In their review of polygyny in sub-Saharan Africa, Pebley and Mbugua (1989), found that polygynous households were headed by men who were, on average, in their late 30s to their early 50s. It is worth remembering that these figures come from the late 20th century, when male life expectancy was much longer than it had been earlier. Polygynous men were now living to much older ages. This point applies to Cochran’s observation that mean paternal age is 47 in rural Gambia (Cochran, 2012c). Not so long ago, most men died before their mid-forties  ...

It is also worth remembering that marriage is not the same thing as reproduction. In highly polygynous societies, men often begin reproducing before marriage:

The temporary celibacy of young men in polygynous societies is rarely absolute, however. While it often postpones the establishment of a stable pair-bond and the procreation of children, it often does not preclude dalliance with unmarried girls, adultery with younger wives of older men, or the rape or seduction of women conquered in warfare (van den Berghe, 1979, pp. 50-51)
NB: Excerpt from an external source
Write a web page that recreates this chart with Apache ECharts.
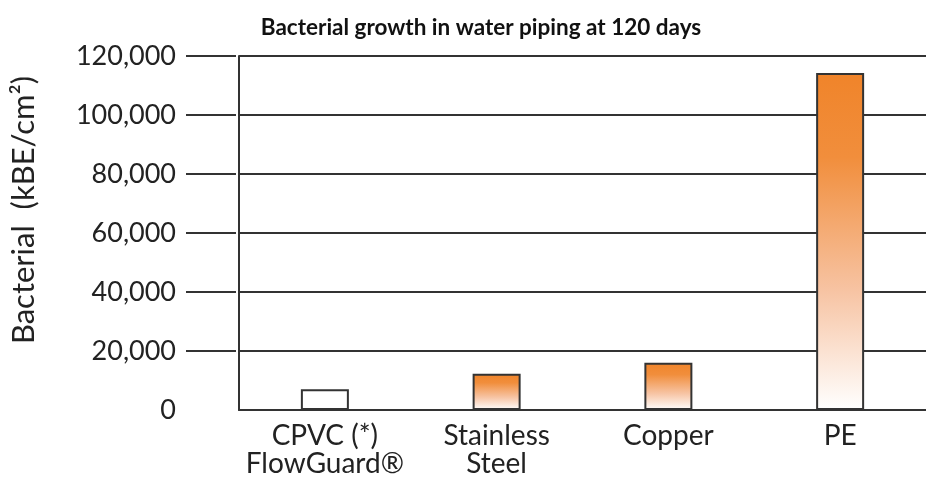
<!DOCTYPE html>
<html>
<head>
<meta charset="utf-8">
<script src="https://cdn.jsdelivr.net/npm/echarts@6/dist/echarts.min.js"></script>
<style>
  html, body { margin: 0; padding: 0; background: #fff; }
  #chart { width: 926px; height: 484px; }
</style>
</head>
<body>
<div id="chart"></div>
<script>
// data
var categories = ['CPVC (*)\nFlowGuard®', 'Stainless\nSteel', 'Copper', 'PE']
var growth = [7000, 12300, 16000, 114200]
var plainBar = [true, false, false, false] // CPVC drawn without the orange fill
var stubTicks = [20000, 40000, 60000, 80000, 100000, 120000] // gridlines that stick out left

var font = 'Lato, "Open Sans", sans-serif'
var ink = '#222'
var gridLeft = 236, gridTop = 56, gridBottom = 74
var yMax = 120000
var stubLen = 50

function barFill(plain) {
  if (plain) return '#fff'
  return {
    type: 'linear', x: 0, y: 0, x2: 0, y2: 1,
    colorStops: [
      { offset: 0, color: '#f0842a' },
      { offset: 0.25, color: '#f18e3c' },
      { offset: 0.65, color: '#f7c4a4' },
      { offset: 1, color: '#ffffff' }
    ]
  }
}

var chart = echarts.init(document.getElementById('chart'))
chart.setOption({
  backgroundColor: '#fff',
  animation: false,
  title: {
    text: 'Bacterial growth in water piping at 120 days',
    left: 476,
    textAlign: 'center',
    top: 11,
    textStyle: { fontFamily: font, fontWeight: 'bold', fontSize: 22.5, color: '#111' }
  },
  grid: { left: gridLeft, right: 0, top: gridTop, bottom: gridBottom },
  xAxis: {
    type: 'category',
    data: categories,
    axisLine: { lineStyle: { color: '#333', width: 2 } },
    axisTick: { show: false },
    axisLabel: {
      interval: 0,
      margin: 12,
      color: ink,
      fontFamily: font,
      fontSize: 28,
      lineHeight: 28
    }
  },
  yAxis: {
    type: 'value',
    min: 0,
    max: yMax,
    interval: 20000,
    name: 'Bacterial  (kBE/cm²)',
    nameLocation: 'middle',
    nameGap: 200,
    nameTextStyle: { fontFamily: font, fontSize: 31, color: ink, padding: [0, 0, 0, 46] },
    axisLine: { show: true, lineStyle: { color: '#333', width: 2 } },
    axisTick: { show: false },
    splitLine: { show: true, lineStyle: { color: '#333', width: 2 } },
    axisLabel: {
      margin: 63,
      color: ink,
      fontFamily: font,
      fontSize: 27
    }
  },
  series: [{
    type: 'bar',
    barWidth: 48,
    data: growth.map(function (v, i) {
      return {
        value: v,
        itemStyle: { color: barFill(plainBar[i]), borderColor: '#333', borderWidth: 2 }
      }
    })
  }]
})

// stubs left of the axis, placed with the y axis scale
var plotH = 484 - gridTop - gridBottom
var stubs = stubTicks.map(function (v) {
  var y = chart.convertToPixel({ yAxisIndex: 0 }, v)
  if (Array.isArray(y)) y = y[1]
  if (!isFinite(y)) y = gridTop + (1 - v / yMax) * plotH
  return {
    type: 'line',
    silent: true,
    z: 100,
    shape: { x1: gridLeft - stubLen, y1: y, x2: gridLeft, y2: y },
    style: { stroke: '#333', lineWidth: 2 }
  }
})
chart.setOption({ graphic: { elements: stubs } })
</script>
</body>
</html>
But these are not the main shortcomings of Cochran’s argument. The main one is the existence of another culture area where men typically did not marry until their late 20s or early 30s. This is Western Europe, specifically Europe west of the Hajnal line, where most young men had to postpone marriage until they could inherit a plot of farmland. This pattern is attested in the earliest marriage records, notably those of an English community between 1252 and 1478:

The average age at first marriage in the Lincolnshire Fenland before the Black Death would be 24 years for the woman and 32 years for the man. The wife would die one year before her husband and the marriage would last for about 13 years. The couple could have six children, if their fertility was higher than average, of whom, judging by pedigrees, perhaps three would survive to become adults. After the Black Death the mean age would be 27 for the woman and 32 for the man. The husband would die three years before his wife and the marriage would last about 12 years. Again the couple could have six children, of whom perhaps three would survive to become adult. (Hallam, 1985, p. 66)

This pattern may go even farther back in time. Seccombe (1992, p. 94) cites a 9th-century survey of the Church of St Victor of Marseille, where both men and women appear to have married in their mid to late twenties.

So, for the last millennium, most Western European men began to reproduce at around the same age as their counterparts in sub-Saharan Africa. Over most of that period, they would have ended their reproductive careers at an older age, given the difference in life expectancy.

Yet it is in Western Europe where we find some of the highest mean IQs in the world. One might counter that IQ has been pushed upward by strong selection pressures, notably those associated with gene-culture co-evolution. Undoubtedly. But, then, why cannot gene-culture co-evolution stand alone as a sufficient explanation … not only for Western Europeans but also for sub-Saharan Africans?

References

Cochran, C. (2012a). Gerontocratic polygyny, August 26, West Hunter
http://westhunt.wordpress.com/2012/08/26/gerontocratic-polygyny/

Cochran, C. (2012b). Obvious! Yessss! It was obvious! September 5, West Hunter
http://westhunt.wordpress.com/2012/09/05/obvious-yessss-it-was-obvious

Cochran, C. (2012c).  Gambia, September 17, West Hunter
http://westhunt.wordpress.com/2012/09/17/gambia/

Hallam, H.E. (1985). Age at first marriage and age at death in the Lincolnshire Fenland, 1252-1478, Population Studies, 39, 55-69.

JayMan (2012). More on farming and inheritance systems – Part 1: IQ, June 14, JayMan’s Blog
http://jaymans.wordpress.com/2012/06/14/more-on-farming-and-inheritance-systems-part-i-iq/

Pebley, A. R., and Mbugua, W. (1989). Polygyny and Fertility in Sub-Saharan Africa. In R. J. Lesthaeghe (Ed.), Reproduction and Social Organization in Sub-Saharan Africa, Berkeley: University of California Press, pp. 338-364.

Seccombe, W. (1992). A Millennium of Family Change. Feudalism to Capitalism in Northwestern Europe, London: Verso.

van den Berghe, P.L. (1979). Human Family Systems. An Evolutionary View. New York: Elsevier.

Wilson, M. (1950). Nyakyusa kinship, in Radcliffe-Brown, A.R., and Forde, D. (Eds). African Systems of Kinship and Marriage. (pp. 111-139), London: Oxford University Press.